Esther, comme prévu, avait des examens à cette période, et ne pourrait pas m'accompagner. Comme elle n'aurait, non plus, pas tellement le temps de me voir, j'acceptai sans hésiter - après tout j'étais à la retraite maintenant, je pouvais faire un peu de tourisme, dès excursions sociologiques, essayer de vivre des moments pittoresques ou drôles. Je n'avais jamais mis en scène de secte dans mes sketches alors qu'il s'agissait d'un phénomène authentiquement moderne, qu'elles proliféraient malgré toutes les campagnes rationalistes et les mises en garde, que rien ne semblait pouvoir les arrêter. Je jouai quelque temps, assez vainement, avec l'idée d'un sketch élohimite, puis je pris mon billet d'avion. Le vol faisait escale à la Grande Canarie, et pendant que nous tournions en attendant un couloir d'atterrissage j'observai avec curiosité les dunes de Maspalomas. Les gigantesques formations sableuses plongeaient dans l'océan d'un bleu éclatant ; nous volions à basse altitude et je pouvais distinguer les figures qui se formaient sur le sable, engendrées par le mouvement du vent, évoquant parfois des lettres, parfois des formes d'animaux ou des visages humains ; on ne pouvait s'empêcher d'y voir des signes, de leur donner une interprétation divinatoire, et je commençai à me sentir oppressé, malgré ou à cause de l'uniformité de l'azur. L'avion se vida presque entièrement à l'aéroport de Las Palmas ; puis quelques passagers montèrent, qui faisaient la navette entre les îles. La plupart semblaient des voyageurs au long cours, du style backpackers australiens armés d'un guide
Let's go Europe
et d'un plan de localisation des McDonald's. Ils se comportaient tranquillement, regardaient eux aussi le paysage, échangeaient à mi-voix des remarques intelligentes ou poétiques. Peu avant l'atterrissage nous survolâmes une zone volcanique aux roches torturées, d'un rouge sombre.

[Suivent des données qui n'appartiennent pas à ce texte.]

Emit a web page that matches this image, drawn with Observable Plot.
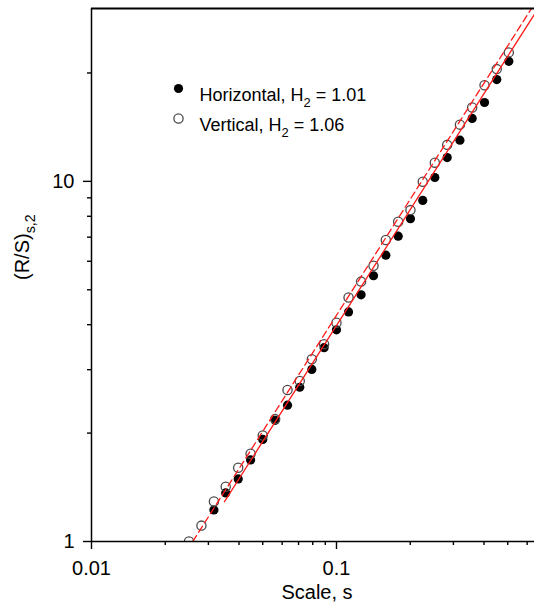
<!DOCTYPE html>
<html>
<head>
<meta charset="utf-8">
<script src="https://cdn.jsdelivr.net/npm/d3@7"></script>
<script src="https://cdn.jsdelivr.net/npm/@observablehq/plot@0.6"></script>
<style>
  html, body { margin: 0; padding: 0; background: white; overflow: hidden; }
</style>
</head>
<body>
<div id="chart"></div>
<script>
// Scale values (s)
const scaleH = [0.0316, 0.0353, 0.0397, 0.0446, 0.0500, 0.0562, 0.0631, 0.0708, 0.0793, 0.0890,
  0.100, 0.112, 0.126, 0.1416, 0.159, 0.1786, 0.2004, 0.225, 0.252, 0.283, 0.319, 0.358, 0.402, 0.451, 0.505];
const rsH = [1.223, 1.364, 1.492, 1.685, 1.921, 2.170, 2.391, 2.681, 3.005, 3.453,
  3.871, 4.341, 4.842, 5.470, 6.237, 7.045, 7.877, 8.852, 10.25, 11.64, 13.01, 14.95, 16.56, 19.17, 21.54];

const scaleV = [0.0250, 0.0281, 0.0316, 0.0353, 0.0397, 0.0446, 0.0500, 0.0562, 0.0631, 0.0708, 0.0793, 0.0890,
  0.100, 0.112, 0.126, 0.1416, 0.159, 0.1786, 0.2004, 0.225, 0.252, 0.283, 0.319, 0.358, 0.402, 0.451, 0.505];
const rsV = [1.00, 1.107, 1.291, 1.419, 1.603, 1.753, 1.970, 2.187, 2.634, 2.790, 3.206, 3.532,
  4.049, 4.759, 5.268, 5.833, 6.873, 7.723, 8.321, 9.98, 11.27, 12.63, 14.37, 16.03, 18.48, 20.50, 22.81];

// Fitted lines (end points)
const fitHs = [0.0349, 0.70];
const fitHr = [1.29, 31.9];
const fitVs = [0.0259, 0.70];
const fitVr = [1.00, 34.1];

// Legend
const legendNames = ["Horizontal", "Vertical"];
const legendH = ["1.01", "1.06"];

// Axes
const xDomain = [0.01, 0.643];
const yDomain = [1, 30.2];
const xMajor = [0.01, 0.1];
const xMinor = [0.02, 0.03, 0.04, 0.05, 0.06, 0.07, 0.08, 0.09, 0.2, 0.3, 0.4, 0.5, 0.6];
const yMajor = [1, 10];
const yMinor = [2, 3, 4, 5, 6, 7, 8, 9, 20];
const xLabel = "Scale, s";
const yLabel = "(R/S)_{s,2}";

const hData = scaleH.map((s, i) => ({s, r: rsH[i]}));
const vData = scaleV.map((s, i) => ({s, r: rsV[i]}));
const hFit = fitHs.map((s, i) => ({s, r: fitHr[i]}));
const vFit = fitVs.map((s, i) => ({s, r: fitVr[i]}));

const red = "#ff1a1a";
const font = "'Liberation Sans', Arial, Helvetica, sans-serif";

const chart = Plot.plot({
  width: 534,
  height: 609,
  marginLeft: 91,
  marginTop: 8,
  marginBottom: 68,
  marginRight: 0,
  style: {fontFamily: font, fontSize: "20px", background: "white", color: "black"},
  x: {type: "log", domain: xDomain},
  y: {type: "log", domain: yDomain},
  marks: [
    Plot.dot(hData, {x: "s", y: "r", r: 4.6, fill: "black", clip: true}),
    Plot.dot(vData, {x: "s", y: "r", r: 4.6, stroke: "#4a4a4a", strokeWidth: 1.3, fill: "none", clip: true}),
    Plot.line(hFit, {x: "s", y: "r", stroke: red, strokeWidth: 1.3, clip: true}),
    Plot.line(vFit, {x: "s", y: "r", stroke: red, strokeWidth: 1.3, strokeDasharray: "7,4", clip: true}),
    // frame lines
    Plot.ruleY([yDomain[1]], {stroke: "black", strokeWidth: 2}),
    Plot.ruleY([yDomain[0]], {stroke: "black", strokeWidth: 1.5}),
    Plot.ruleX([xDomain[0]], {stroke: "black", strokeWidth: 1.5}),
    // axes
    Plot.axisX(xMajor, {tickSize: 8, tickPadding: 11, strokeWidth: 1.4, fontSize: 20, tickFormat: d => String(d), label: null}),
    Plot.axisX(xMinor, {tickSize: 4, strokeWidth: 1.4, tickFormat: () => "", label: null}),
    Plot.axisY(yMajor, {tickSize: 8, tickPadding: 9, strokeWidth: 1.4, fontSize: 20, tickFormat: d => String(d), label: null}),
    Plot.axisY(yMinor, {tickSize: 4, strokeWidth: 1.4, tickFormat: () => "", label: null}),
    // axis titles
    Plot.text([xLabel], {frameAnchor: "bottom", dy: 57, dx: 4, fontSize: 20, text: d => d}),
    Plot.text([yLabel], {frameAnchor: "left", rotate: -90, dx: -69, dy: 5, fontSize: 20, text: d => d}),
    // legend
    Plot.dot([legendNames[0]], {frameAnchor: "top-left", dx: 87, dy: 80, r: 4.6, fill: "black"}),
    Plot.dot([legendNames[1]], {frameAnchor: "top-left", dx: 87, dy: 110, r: 4.6, stroke: "#4a4a4a", strokeWidth: 1.3, fill: "none"}),
    Plot.text([0], {frameAnchor: "top-left", dx: 108, dy: 80, textAnchor: "start", fontSize: 18,
      text: () => `${legendNames[0]}, H_{2} = ${legendH[0]}`}),
    Plot.text([1], {frameAnchor: "top-left", dx: 108, dy: 110, textAnchor: "start", fontSize: 18,
      text: () => `${legendNames[1]}, H_{2} = ${legendH[1]}`})
  ]
});

document.getElementById("chart").appendChild(chart);

// Turn "_{...}" into real subscript tspans
const NS = "http://www.w3.org/2000/svg";
chart.querySelectorAll("text").forEach(t => {
  const content = t.textContent;
  if (!/_\{/.test(content)) return;
  const fs = parseFloat(getComputedStyle(t).fontSize) || 20;
  const parts = content.split(/_\{([^}]*)\}/);
  while (t.firstChild) t.removeChild(t.firstChild);
  parts.forEach((p, i) => {
    if (p === "") return;
    const ts = document.createElementNS(NS, "tspan");
    ts.textContent = p;
    if (i % 2 === 1) {
      ts.setAttribute("font-size", (fs * 0.72) + "px");
      ts.setAttribute("dy", (fs * 0.3) + "px");
    } else if (i > 0) {
      ts.setAttribute("dy", (-fs * 0.3) + "px");
    }
    t.appendChild(ts);
  });
});
</script>
</body>
</html>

" Patrick m'attendait dans le hall d'accueil de l'aéroport d'Arrecife, vêtu d'un pantalon et d'une tunique blanche brodée de l'étoile multicolore de la secte, un large sourire aux lèvres - j'avais l'impression qu'il avait commencé à
sourire cinq minutes avant mon arrivée, et de fait il continua, sans raison apparente, pendant que nous traversions le parking. Il me désigna un minibus Toyota blanc, lui aussi orné de l'étoile multicolore. Je m'installai sur le siège avant : le visage de Patrick était toujours illuminé par un sourire sans objet ; en attendant dans la file pour introduire son ticket de sortie il commença à tambouriner de quelques doigts sur le volant en agitant la tête, comme habité par une mélodie intérieure.